The music industry’s eternal fascination with buzz bands (and to be honest, music blogs’ obsession with covering new bands first) has never been kind to those acts that need time to find their feet. Hype favours those that show flashes of brilliance out of the gate, and those that carry on careers under the radar usually maintain loyal fan bases over celebrity status.
That Separations is Pulp’s third album is remarkable for a few reasons; it’s encouraging that any label would nurture this oddball disco pop for more than one record, and perplexing when you consider that Pulp still won’t arrive at their signature sound until this record's follow-up a few years later.

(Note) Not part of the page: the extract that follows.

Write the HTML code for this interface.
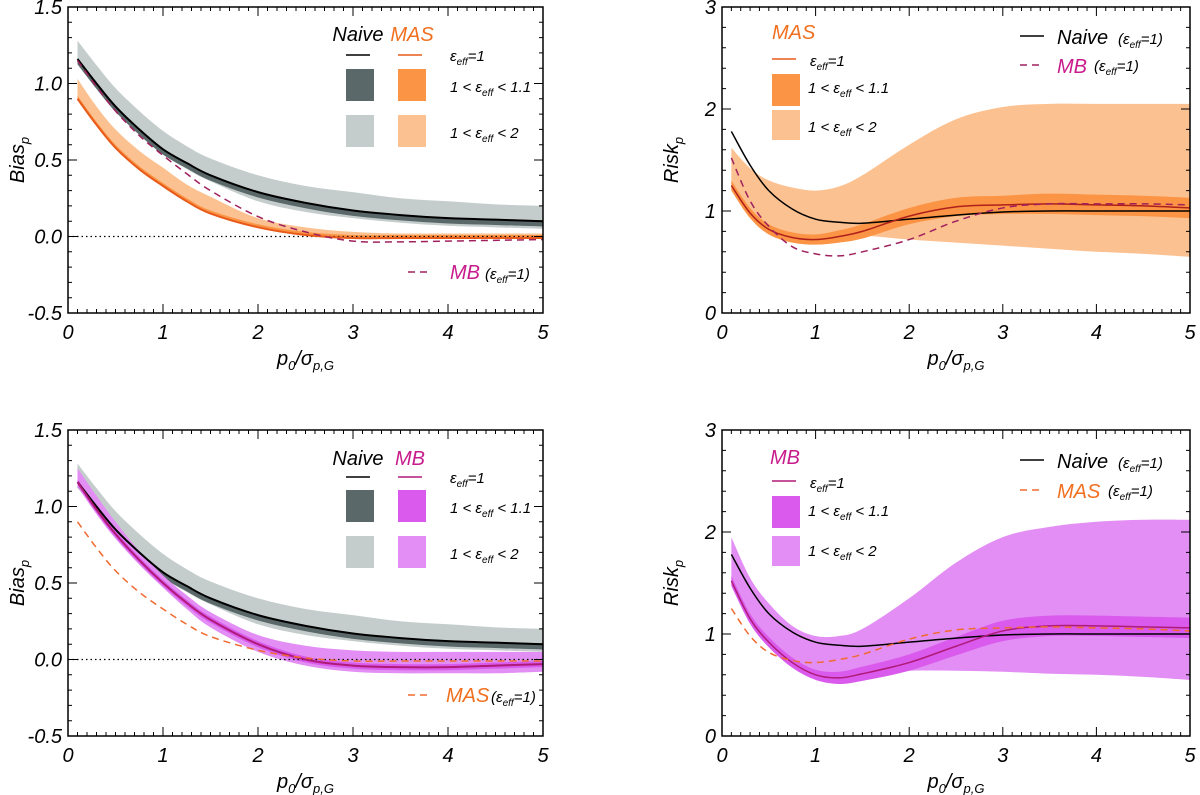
<!DOCTYPE html>
<html><head><meta charset="utf-8"><style>
body{margin:0;background:#fff}
svg{display:block;font-family:"Liberation Sans",sans-serif;font-style:italic}
</style></head><body>
<svg id="fig" width="1200" height="795" viewBox="0 0 1200 795"></svg>
<script>
const xs = [0.1,0.3,0.5,0.75,1,1.25,1.5,2,2.5,3,3.5,4,4.5,5];
// Bias panels
const naiveBias   = [1.16,1.00,0.85,0.70,0.57,0.48,0.40,0.29,0.22,0.17,0.14,0.12,0.11,0.10];
const naiveBiasHi = [1.28,1.12,0.97,0.82,0.69,0.59,0.51,0.40,0.33,0.29,0.25,0.23,0.21,0.20];
const naiveBiasLo = [1.14,0.98,0.83,0.67,0.54,0.44,0.36,0.23,0.16,0.12,0.09,0.07,0.06,0.05];
const masBias     = [0.90,0.73,0.58,0.44,0.33,0.23,0.15,0.06,0.01,-0.01,-0.01,-0.01,-0.01,-0.01];
const masBiasHi   = [1.03,0.85,0.70,0.56,0.45,0.34,0.26,0.12,0.06,0.03,0.02,0.02,0.02,0.02];
const mbBiasDash  = [1.15,0.98,0.82,0.66,0.53,0.41,0.30,0.13,0.03,-0.03,-0.035,-0.03,-0.025,-0.02];
const mbBias      = [1.16,0.98,0.82,0.65,0.50,0.37,0.26,0.10,0.00,-0.04,-0.05,-0.05,-0.04,-0.03];
const mbBiasHi    = [1.25,1.07,0.90,0.71,0.55,0.42,0.31,0.16,0.09,0.06,0.05,0.05,0.05,0.05];
const mbBiasLo    = [1.13,0.95,0.79,0.62,0.47,0.33,0.21,0.05,-0.04,-0.08,-0.09,-0.09,-0.09,-0.08];
// Risk panels
const naiveRisk   = [1.78,1.45,1.20,1.02,0.92,0.89,0.88,0.92,0.96,0.99,1.00,1.00,1.00,1.00];
const masRisk     = [1.25,0.98,0.82,0.74,0.72,0.75,0.80,0.95,1.04,1.06,1.07,1.06,1.05,1.03];
const masRiskD    = [0.05,0.05,0.05,0.05,0.05,0.06,0.07,0.08,0.09,0.09,0.1,0.1,0.1,0.1];
const masRiskHi   = [1.62,1.42,1.30,1.23,1.20,1.24,1.35,1.65,1.90,2.02,2.05,2.05,2.05,2.05];
const masRiskLo   = [1.22,0.95,0.80,0.76,0.76,0.76,0.76,0.72,0.69,0.66,0.63,0.60,0.58,0.55];
const mbRiskDash  = [1.52,1.10,0.85,0.65,0.58,0.56,0.60,0.72,0.90,1.03,1.07,1.07,1.07,1.06];
const mbRisk      = [1.52,1.15,0.92,0.72,0.60,0.57,0.61,0.72,0.88,1.03,1.08,1.08,1.07,1.06];
const mbRiskD     = [0.05,0.05,0.05,0.05,0.05,0.06,0.07,0.08,0.09,0.1,0.1,0.1,0.1,0.1];
const mbRiskHi    = [1.95,1.55,1.30,1.08,0.98,0.98,1.05,1.35,1.70,1.95,2.05,2.10,2.12,2.12];
const mbRiskLo    = [1.50,1.12,0.90,0.68,0.58,0.58,0.62,0.64,0.64,0.63,0.61,0.60,0.58,0.55];
const xTicks = ["0","1","2","3","4","5"];
const biasTicks = ["-0.5","0.0","0.5","1.0","1.5"];
const riskTicks = ["0","1","2","3"];

const NS="http://www.w3.org/2000/svg";
const fig=document.getElementById('fig');
function mk(tag,attrs,parent,text){const e=document.createElementNS(NS,tag);for(const k in attrs)e.setAttribute(k,attrs[k]);if(text!==undefined)e.textContent=text;(parent||fig).appendChild(e);return e;}
function smooth(pts){let d="M"+pts[0][0]+","+pts[0][1];for(let i=0;i<pts.length-1;i++){const p0=pts[i-1]||pts[i],p1=pts[i],p2=pts[i+1],p3=pts[i+2]||p2;
d+=" C"+(p1[0]+(p2[0]-p0[0])/6)+","+(p1[1]+(p2[1]-p0[1])/6)+" "+(p2[0]-(p3[0]-p1[0])/6)+","+(p2[1]-(p3[1]-p1[1])/6)+" "+p2[0]+","+p2[1];}return d;}

function panel(P){
  const g=mk('g',{});
  
  
  const X=v=>P.x0+(P.x1-P.x0)*v/5, Y=v=>P.y1-(P.y1-P.y0)*(v-P.ymin)/(P.ymax-P.ymin);
  const line=a=>xs.map((x,i)=>[X(x),Y(a[i])]);
  function band(hi,lo,fill,nm){const top=line(hi),bot=line(lo).reverse();
    const p=mk('path',{d:smooth(top)+" L"+smooth(bot).slice(1)+" Z",fill:fill},g);
    }
  function curve(a,col,w,dash,nm){const p=mk('path',{d:smooth(line(a)),fill:'none',stroke:col,'stroke-width':w,'stroke-dasharray':dash||'none'},g);
    }
  P.draw(band,curve,X,Y,g);
  if(P.zero){const z=mk('line',{x1:P.x0,x2:P.x1,y1:Y(0),y2:Y(0),stroke:'#000','stroke-dasharray':'1.5,3','stroke-width':1.2},g);
    }
  P.after(band,curve,X,Y,g);
  const f=mk('rect',{x:P.x0,y:P.y0,width:P.x1-P.x0,height:P.y1-P.y0,fill:'none',stroke:'#000','stroke-width':1.5},g);
  
  let d="";
  for(let i=0;i<=50;i++){const x=X(i/10),L=i%10==0?9:4;d+=`M${x},${P.y1}v${-L}M${x},${P.y0}v${L}`;}
  for(let v=P.ymin;v<=P.ymax+1e-6;v+=P.minor){const y=Y(v),L=Math.abs(v/P.major-Math.round(v/P.major))<1e-6?9:4;d+=`M${P.x0},${y}h${L}M${P.x1},${y}h${-L}`;}
  mk('path',{d:d,stroke:'#000','stroke-width':1,fill:'none'},g);
  xTicks.forEach((t,i)=>{const e=mk('text',{x:X(+t),y:P.y1+26,'font-size':20,'text-anchor':'middle'},g,t);
    });
  P.yt.forEach(t=>{const e=mk('text',{x:P.x0-6,y:Y(+t)+7,'font-size':20,'text-anchor':'end'},g,t);
    });
  const xt=mk('text',{x:(P.x0+P.x1)/2,y:P.y1+52,'font-size':20,'text-anchor':'middle'},g);
  
  xt.innerHTML='p<tspan font-size="13" dy="5">0</tspan><tspan dy="-5">/σ</tspan><tspan font-size="13" dy="5">p,G</tspan>';
  const yt=mk('text',{transform:`translate(${P.x0-44},${(P.y0+P.y1)/2}) rotate(-90)`,'font-size':20,'text-anchor':'middle'},g);
  
  yt.innerHTML=P.ytitle+'<tspan font-size="13" dy="5">p</tspan>';
}
const eff='ε<tspan font-size="10" dy="4">eff</tspan><tspan dy="-4">';
function txt(g,x,y,html,size,col,nm,anchor){const e=mk('text',{x:x,y:y,'font-size':size,fill:col||'#000','text-anchor':anchor||'start'},g);e.innerHTML=html;
  return e;}
function rect(g,x,y,w,h,c,nm){const r=mk('rect',{x:x,y:y,width:w,height:h,fill:c},g);}
function seg2(g,x,y,c,dash,nm){const l=mk('line',{x1:x,x2:x+24,y1:y,y2:y,stroke:c,'stroke-width':1.5,'stroke-dasharray':dash||'none'},g);}

const C={nd:'#5a6869',nl:'#c4cdcc',md:'#fb9444',ml:'#fcc190',mline:'#e85a1a',bd:'#d95aec',bl:'#e38ef4',bline:'#b01a78',bdash:'#a0205e',mbtxt:'#c81c8c',mastxt:'#f07020'};
const add=(a,b,s)=>a.map((v,i)=>v+s*b[i]);

panel({name:'bias-mas-panel',x0:68,x1:543,y0:7,y1:313,ymin:-0.5,ymax:1.5,minor:0.1,major:0.5,yt:biasTicks,ytitle:'Bias',zero:true,
 draw(band,curve){band(naiveBiasHi,naiveBiasLo,C.nl,'naive-band-wide');band(naiveBias.map(v=>v+0.005),naiveBias.map(v=>v-0.035),C.nd,'naive-band-narrow');
   band(masBiasHi,masBias,C.ml,'mas-band-wide');band(masBias.map(v=>v+0.02),masBias,C.md,'mas-band-narrow');},
 after(band,curve,X,Y,g){curve(naiveBias,'#000',2,null,'naive-line');curve(masBias,C.mline,2,null,'mas-line');curve(mbBiasDash,C.bdash,1.5,'7,5','mb-dashed-line');
   txt(g,358,41,'Naive',20,'#000','legend-naive-title','middle');txt(g,412,41,'MAS',20,C.mastxt,'legend-mas-title','middle');
   seg2(g,346,55,'#000',null,'legend-naive-line');seg2(g,398,55,C.mline,null,'legend-mas-line');txt(g,450,61,eff+'=1</tspan>',15,'#000','legend-eff1');
   rect(g,346,69,28,32,C.nd,'legend-naive-narrow');rect(g,398,69,28,32,C.md,'legend-mas-narrow');txt(g,450,92,'1 &lt; '+eff+' &lt; 1.1</tspan>',15,'#000','legend-eff-11');
   rect(g,346,115,28,32,C.nl,'legend-naive-wide');rect(g,398,115,28,32,C.ml,'legend-mas-wide');txt(g,450,138,'1 &lt; '+eff+' &lt; 2</tspan>',15,'#000','legend-eff-2');
   seg2(g,408,272,C.bdash,'7,5','legend-mb-dash');txt(g,450,279,'MB',20,C.mbtxt,'legend-mb');txt(g,485,279,'('+eff+'=1)</tspan>',15,'#000','legend-mb-eff');}
});
panel({name:'risk-mas-panel',x0:722,x1:1190,y0:7,y1:313,ymin:0,ymax:3,minor:0.2,major:1,yt:riskTicks,ytitle:'Risk',zero:false,
 draw(band,curve){band(masRiskHi,masRiskLo,C.ml,'mas-band-wide');band(add(masRisk,masRiskD,1),add(masRisk,masRiskD,-1),C.md,'mas-band-narrow');},
 after(band,curve,X,Y,g){curve(naiveRisk,'#000',1.5,null,'naive-line');curve(masRisk,'#b0201a',1.5,null,'mas-line');curve(mbRiskDash,C.bdash,1.5,'7,5','mb-dashed-line');
   txt(g,772,39,'MAS',20,C.mastxt,'legend-mas-title');seg2(g,772,59,C.mline,null,'legend-mas-line');txt(g,810,66,eff+'=1</tspan>',15,'#000','legend-eff1');
   rect(g,772,74,28,32,C.md,'legend-mas-narrow');txt(g,808,93,'1 &lt; '+eff+' &lt; 1.1</tspan>',15,'#000','legend-eff-11');
   rect(g,772,110,28,30,C.ml,'legend-mas-wide');txt(g,808,132,'1 &lt; '+eff+' &lt; 2</tspan>',15,'#000','legend-eff-2');
   seg2(g,1020,36,'#000',null,'legend-naive-line');txt(g,1057,44,'Naive',20,'#000','legend-naive');txt(g,1118,44,'('+eff+'=1)</tspan>',15,'#000','legend-naive-eff');
   seg2(g,1020,65,C.bdash,'7,5','legend-mb-dash');txt(g,1057,73,'MB',20,C.mbtxt,'legend-mb');txt(g,1094,71,'('+eff+'=1)</tspan>',15,'#000','legend-mb-eff');}
});
panel({name:'bias-mb-panel',x0:68,x1:543,y0:430,y1:736,ymin:-0.5,ymax:1.5,minor:0.1,major:0.5,yt:biasTicks,ytitle:'Bias',zero:true,
 draw(band,curve){band(naiveBiasHi,naiveBiasLo,C.nl,'naive-band-wide');band(naiveBias.map(v=>v+0.005),naiveBias.map(v=>v-0.035),C.nd,'naive-band-narrow');
   band(mbBiasHi,mbBiasLo,C.bl,'mb-band-wide');band(mbBias.map(v=>v+0.02),mbBias.map(v=>v-0.02),C.bd,'mb-band-narrow');},
 after(band,curve,X,Y,g){curve(naiveBias,'#000',2,null,'naive-line');curve(mbBias,C.bline,2,null,'mb-line');curve(masBias,'#f06a30',1.5,'7,5','mas-dashed-line');
   txt(g,358,465,'Naive',20,'#000','legend-naive-title','middle');txt(g,410,465,'MB',20,C.mbtxt,'legend-mb-title','middle');
   seg2(g,346,477,'#000',null,'legend-naive-line');seg2(g,398,477,C.bline,null,'legend-mb-line');txt(g,450,483,eff+'=1</tspan>',15,'#000','legend-eff1');
   rect(g,346,490,28,32,C.nd,'legend-naive-narrow');rect(g,398,490,28,32,C.bd,'legend-mb-narrow');txt(g,450,513,'1 &lt; '+eff+' &lt; 1.1</tspan>',15,'#000','legend-eff-11');
   rect(g,346,536,28,32,C.nl,'legend-naive-wide');rect(g,398,536,28,32,C.bl,'legend-mb-wide');txt(g,450,559,'1 &lt; '+eff+' &lt; 2</tspan>',15,'#000','legend-eff-2');
   seg2(g,408,695,'#f06a30','7,5','legend-mas-dash');txt(g,446,702,'MAS',20,C.mastxt,'legend-mas');txt(g,491,702,'('+eff+'=1)</tspan>',15,'#000','legend-mas-eff');}
});
panel({name:'risk-mb-panel',x0:722,x1:1190,y0:430,y1:736,ymin:0,ymax:3,minor:0.2,major:1,yt:riskTicks,ytitle:'Risk',zero:false,
 draw(band,curve){band(mbRiskHi,mbRiskLo,C.bl,'mb-band-wide');band(add(mbRisk,mbRiskD,1),add(mbRisk,mbRiskD,-1),C.bd,'mb-band-narrow');},
 after(band,curve,X,Y,g){curve(naiveRisk,'#000',1.5,null,'naive-line');curve(mbRisk,C.bline,1.5,null,'mb-line');curve(masRisk,'#f06a30',1.5,'7,5','mas-dashed-line');
   txt(g,770,464,'MB',20,C.mbtxt,'legend-mb-title');seg2(g,772,481,C.bline,null,'legend-mb-line');txt(g,810,488,eff+'=1</tspan>',15,'#000','legend-eff1');
   rect(g,772,496,28,32,C.bd,'legend-mb-narrow');txt(g,808,516,'1 &lt; '+eff+' &lt; 1.1</tspan>',15,'#000','legend-eff-11');
   rect(g,772,536,28,30,C.bl,'legend-mb-wide');txt(g,808,556,'1 &lt; '+eff+' &lt; 2</tspan>',15,'#000','legend-eff-2');
   seg2(g,1020,460,'#000',null,'legend-naive-line');txt(g,1057,468,'Naive',20,'#000','legend-naive');txt(g,1118,468,'('+eff+'=1)</tspan>',15,'#000','legend-naive-eff');
   seg2(g,1020,490,'#f06a30','7,5','legend-mas-dash');txt(g,1057,498,'MAS',20,C.mastxt,'legend-mas');txt(g,1108,496,'('+eff+'=1)</tspan>',15,'#000','legend-mas-eff');}
});
</script>
</body></html>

But it did mark Pulp’s move away from polarising art rock band status, and their steady creep towards accessible pop. There is nothing on Separations that is cringe inducing; on the contrary, there are a few truly great songs. Singles 'Countdown' and 'My Legendary Girlfriend' distinguish themselves with their pulsing disco sleaze while 'Death II' could easily be plucked out and relocated elsewhere in the band’s later catalogue unnoticed. Listening to 'This House Is Condemned', however, sounds as fresh now as any contemporary electronica, and, 20 years after its release, could actually be considered fashionable.
As a reissue, the album is, of course, bolstered with a few bonus tracks, including the to-be-expected remix of 'Countdown'. The cheerful jaunt 'Death Goes to the Disco' is a welcomed addition, though 'Death Comes to the Town' is downright superfluous.
Perhaps what really cuts Separations off from the canon of Pulp’s work is in Jarvis Cocker himself. Shades of the frontman that he will become are there, but the delivery isn’t quite right yet, the observations are less keen, the presentation is just lacking. This younger specimen has a fascination with death and the macabre that will eventually be supplanted by a fixation on class warfare and less euphemistic allusions to sex.
Separations isn’t essential listening in the way the rest of Pulp’s work from the Nineties is, but its growing pains don’t relegate it to the realm of hardcore, forgiving fans. If nothing else, it shows awkward twentysomethings everywhere that there is still hope after the age of 30.